Chinese scientists found that an active ingredient extracted from Asian ginseng, dammarane sapogenin protopanaxatriol (PPT), is able to arrest leukemia cell growth and synergize with chemo drugs to kill leukemia cells more efficiently. The results were published on Zhejiang Journal of Integrated Traditional Chinese and Western Medicine (2003, 13[1]).
Leukemia is a group of cancers that usually begins in the bone marrow and results in high numbers of abnormal white blood cells. In 2012 leukemia developed in 352,000 people globally and caused 265,000 deaths. It is the most common type of cancer in children, with three quarters of leukemia cases in children being acute lymphoblastic leukemia. However, about 90% of all leukemias are diagnosed in adults, with acute myelogenous leukemiaand chronic lymphocytic leukemiabeing most common in adults. It occurs more commonly in the developed world.
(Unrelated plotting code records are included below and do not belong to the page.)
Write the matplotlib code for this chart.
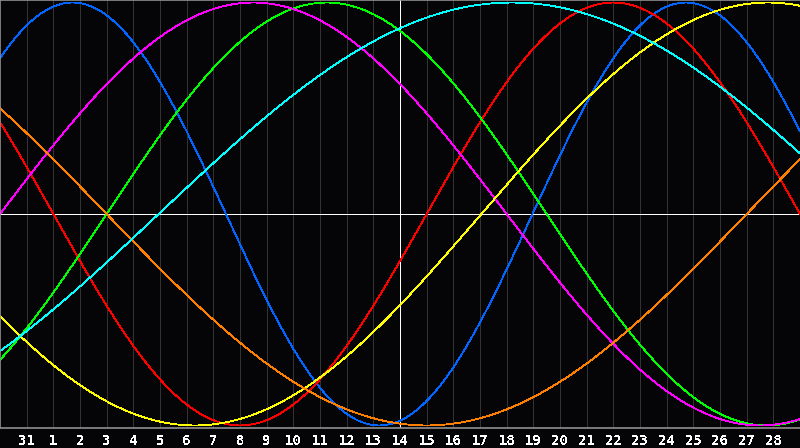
import numpy as np
import matplotlib
matplotlib.use("Agg")
import matplotlib.pyplot as plt

# ------------------------------
#   Chart data
# ------------------------------
day_labels = [31] + list(range(1, 29))      # labels on gridlines 1..29
cycle_names = ["physical", "emotional", "intellectual", "intuitive",
               "aesthetic", "awareness", "spiritual"]
periods = [23, 28, 33, 38, 43, 48, 53]                    # days
peak_days = [2.72, 23.0, 12.25, 9.5, 28.8, -8.0, 19.2]    # day index of a peak
colors = ["#0066ff", "#ff0000", "#00ff00", "#ff00ff",
          "#ffff00", "#ff8000", "#00ffff"]

n_days = 30
today_index = 15

plt.rcParams["lines.antialiased"] = False
plt.rcParams["text.antialiased"] = False

fig = plt.figure(figsize=(8, 4.48), dpi=100, facecolor="#050508")
ax = fig.add_axes([0, 20 / 448, 1, 428 / 448])
ax.set_facecolor("#050508")

# ------------------------------
#   Grid
# ------------------------------
for i in range(1, n_days):
    c = "#ffffff" if i == today_index else "#333333"
    ax.axvline(i, color=c, lw=0.72, zorder=1)
ax.axhline(0, color="#ffffff", lw=0.72, zorder=1)

# ------------------------------
#   Cycles
# ------------------------------
t = np.linspace(0, n_days, 1601)
for name, p, pk, col in zip(cycle_names, periods, peak_days, colors):
    y = np.cos(2 * np.pi * (t - pk) / p)
    ax.plot(t, y, color=col, lw=0.6, zorder=2, label=name)

ax.set_xlim(0, n_days)
ax.set_ylim(-1.012, 1.012)

ax.set_xticks(range(1, len(day_labels) + 1))
ax.set_xticklabels([str(d) for d in day_labels])
ax.tick_params(axis="x", length=0, pad=4, colors="#ffffff",
               labelsize=10)
for lab in ax.get_xticklabels():
    lab.set_fontfamily("DejaVu Sans Mono")
    lab.set_fontweight("bold")
ax.set_yticks([])

for side in ["left", "top", "bottom"]:
    ax.spines[side].set_color("#909090")
    ax.spines[side].set_linewidth(1.2)
ax.spines["right"].set_visible(False)

fig.savefig("out.png", dpi=100, facecolor=fig.get_facecolor())
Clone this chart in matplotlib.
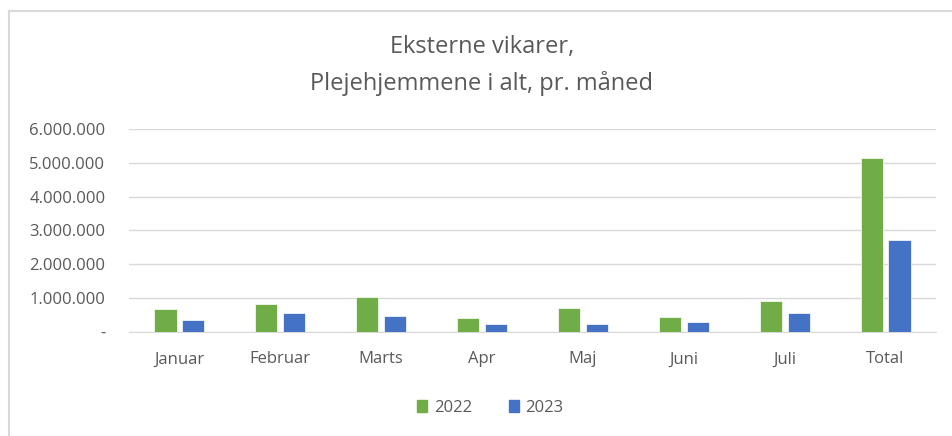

It has been well recognized that protopanaxadiol-type saponins such as Rh2 are able to induce apoptosis of a number of leukemia cells. The current research suggest another group of saponins, protopanaxatriol-type saponins, are also able to arrest leukemia cell growth, and synergize with chemotherapy.
Using in-vitro fluid cell culture, semi-solid colony forming test, the study found PPT at low concentration (<20ug/ml) stimulated proliferation of leukemia cells, but this stimulating effect was reversed when the PPT concentration rised to >50ug/ml as the cell growth was arrested. Moreover, when combined with PPT, chemo drugs (Homoharringtonine and Cytarabine) inhibited leukemia cells by 88.4% and 73.8%, much higher than 49.3% and 30.1% in the control group, respectively. Usually, leukemia cells are resistant to etoposide. Superisingly, the etoposide inhibition rate rose from <10% in the control to >50% in PPT treatment.
The study concluded that there is a biphasic action of PPT on leumia cells, namely, stimulation at low dose and inhibition at high dose (>50ug/ml). The more striking feature is the PPT’s synergistic effect with cytotoxic drugs, making leukemia chemotherapy more efficiently and leading to a bright clinical outcome.